Winds of change are perceived to be blowing so strongly that Jesuit Fr. Federico Lombardi, the Vatican spokesman, felt compelled Oct. 8 to plead with local officials not to get ahead of the pope, asking them to wait for new policies to be adopted in Rome before implementing them on the ground.
(Without quite saying so, Lombardi's reference was to the Freiburg archdiocese in Germany, which recently issued a pastoral manual outlining criteria under which the divorced and remarried could receive the sacraments.)
Procedurally, sources also have made clear that the looming synod will not be business as usual.
The intention is to provide for more substantial consultation at the local level, in dioceses and parishes, even using the Internet to allow rank-and-file Catholics to offer ideas and reactions along the way. Plans also call for going back to the base after the synod is concluded, allowing people to comment on its results before they're presented to the pope.
Those revisions also reflect discussions among the Council of Cardinals.

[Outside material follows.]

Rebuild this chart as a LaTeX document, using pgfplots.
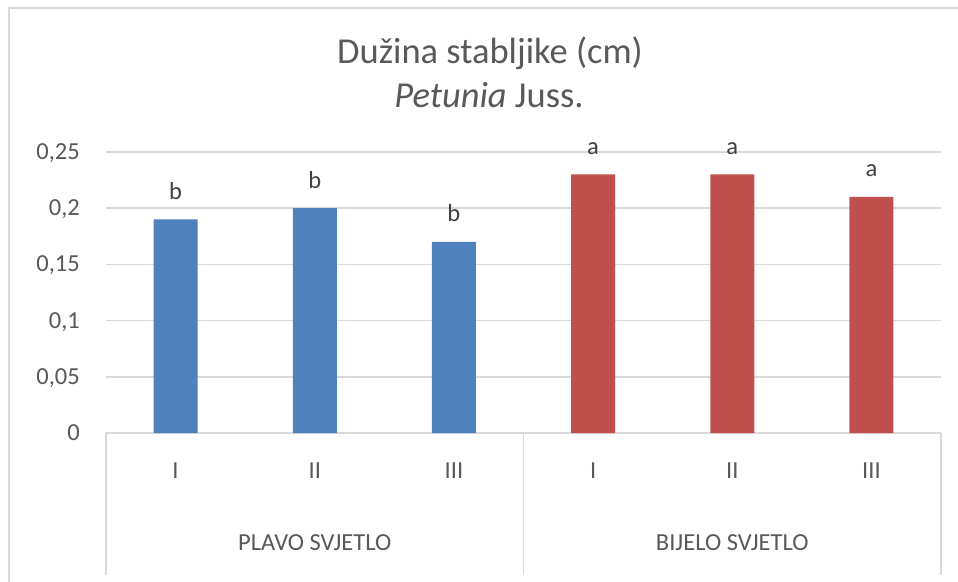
\documentclass[border=0pt]{standalone}
\usepackage{pgfplots}
\pgfplotsset{compat=1.18}
\usepackage{fontspec}
\setmainfont{Carlito}
\definecolor{txt}{HTML}{595959}
\definecolor{lbl}{HTML}{404040}
\definecolor{gridgray}{HTML}{D9D9D9}
\definecolor{xlblue}{HTML}{4F81BD}
\definecolor{xlred}{HTML}{C0504D}
\begin{document}
\begin{tikzpicture}[x=1pt,y=1pt]
\useasboundingbox (0,0) rectangle (958,581);
\fill[white] (0,0) rectangle (958,581);
\draw[gridgray, line width=1.5pt] (9,-20) -- (9,573) -- (990,573);
\node[txt, anchor=base, font=\fontsize{36.5}{40}\selectfont] at (490,517) {Dužina stabljike (cm)};
\node[txt, anchor=base, font=\fontsize{36.5}{40}\selectfont] at (489,473) {\textit{Petunia} Juss.};
\begin{axis}[
  at={(106pt,148pt)}, anchor=south west,
  scale only axis, width=835pt, height=281pt,
  xmin=-0.5, xmax=5.5, ymin=0, ymax=0.25,
  clip=false,
  axis line style={draw=none},
  major tick length=0pt,
  ymajorgrids,
  major grid style={draw=gridgray, line width=1.5pt},
  ytick={0,0.05,0.1,0.15,0.2,0.25},
  yticklabels={0,{0,05},{0,1},{0,15},{0,2},{0,25}},
  yticklabel style={anchor=base east, inner sep=0pt, xshift=-26pt, yshift=-7.5pt, text=txt, font=\fontsize{24.5}{28}\selectfont},
  xtick={0,1,2,3,4,5},
  xticklabels={I,II,III,I,II,III},
  xticklabel style={anchor=base, inner sep=0pt, yshift=-45pt, text=txt, font=\fontsize{24.5}{28}\selectfont},
  ybar, bar width=44pt, bar shift=0pt,
  nodes near coords,
  point meta=explicit symbolic,
  every node near coord/.append style={anchor=base, inner sep=0pt, yshift=20pt, text=lbl, font=\fontsize{24.5}{28}\selectfont},
]
\addplot[draw=none, fill=xlblue] coordinates {(0,0.19) [b] (1,0.20) [b] (2,0.17) [b]};
\addplot[draw=none, fill=xlred] coordinates {(3,0.23) [a] (4,0.23) [a] (5,0.21) [a]};
\draw[gridgray, line width=1.5pt] (axis cs:-0.5,0) -- ([yshift=-142pt]axis cs:-0.5,0);
\draw[gridgray, line width=1.5pt] (axis cs:2.5,0) -- ([yshift=-142pt]axis cs:2.5,0);
\draw[gridgray, line width=1.5pt] (axis cs:5.5,0) -- ([yshift=-142pt]axis cs:5.5,0);
\node[anchor=base, text=txt, font=\fontsize{24.5}{28}\selectfont] at ([yshift=-117pt]axis cs:1,0) {PLAVO SVJETLO};
\node[anchor=base, text=txt, font=\fontsize{24.5}{28}\selectfont] at ([yshift=-117pt]axis cs:4,0) {BIJELO SVJETLO};
\end{axis}
\end{tikzpicture}
\end{document}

The day before its meeting began, Francis demonstrated how seriously he takes the group by issuing a chirograph, or legal document, making it permanent and giving himself latitude to appoint other members.
On other fronts, sources say the council discussed the role of the secretary of state, by tradition considered the Vatican's prime minister, with a broad sense that it may be a mistake to concentrate too much responsibility for both foreign relations and internal church governance in one office.
The impression is that Francis wants his new secretary of state, Italian Archbishop Pietro Parolin, to concentrate largely on foreign affairs, while internal management is distributed more broadly to avoid a bottleneck. (The 58-year-old Parolin, who was to take office Oct. 19, is the youngest secretary of state since Eugenio Pacelli was appointed in 1930 at the age of 54. Pacelli went on to become Pope Pius XII.)
There was apparently interest in a new position to coordinate the work of the Vatican's departments, though probably not under the proposed title of "moderator of the Curia." In part, that's because it's a term used in dioceses for the senior official under the bishop, and the cardinals don't want to create a "vice-pope."
A perceived lack of coordination among Vatican offices is a long-standing source of frustration.
To take one example, Cardinal Walter Kasper, at the time the Vatican's top officer for ecumenical relations, said in 2000 that he wasn't consulted about release of a document from the Congregation for the Doctrine of the Faith, then led by the future Pope Benedict XVI, that drew blowback from other Christian churches on the basis of perceived ecumenical slights.
NCR confirmed that two other matters also came up among the cardinals: the church's sex abuse scandals and the question of honorifics bestowed by the papacy.
Lombardi told reporters during a midday briefing Oct. 3 that there hadn't been any discussion of sex abuse, but sources told NCR it came up later that afternoon. In general, those sources said, Francis affirmed his commitment to a strong "zero tolerance" policy.
Prior to the council's meeting, Francis used a Sept. 30 consistory, called to ratify the April 27 canonization date for Popes John Paul II and John XXIII, to take the temperature of cardinals on the idea of creating national or regional tribunals for sex abuse cases. Experts see such tribunals as potentially helpful for regions of the world that lack expertise and resources.
Sources say, however, that project may not move forward quickly, in part because there's opposition in some quarters to the new rules adopted by Benedict under which these cases are handled -- including concerns about the due process rights of accused priests.
The Council of Cardinals also discussed honorifics, such as naming priests "honorary prelates" and thereby allowing them to use the title of "monsignor," with one cardinal describing such practices as "baubles" that could be set aside.
Finally, the cardinals also expressed a desire to see a stronger lay role inside the Vatican, including the possibility that certain administrative offices, such as the Government of the Vatican City State, don't need to be entrusted to clergy.
With regard to other ideas for reorganization, the Council of Cardinals plans to review the work of an eight-member commission created by Francis in July to study the Vatican's economic and administrative structures. One cardinal told NCR on background that the commission, which is composed almost entirely of laity, is "working very well."
"Those of us who want to see real change," the cardinal said, "have reason to be optimistic."
The next meeting of the Council of Cardinals is set for Dec. 3-5 in Rome, with a subsequent session expected in early February.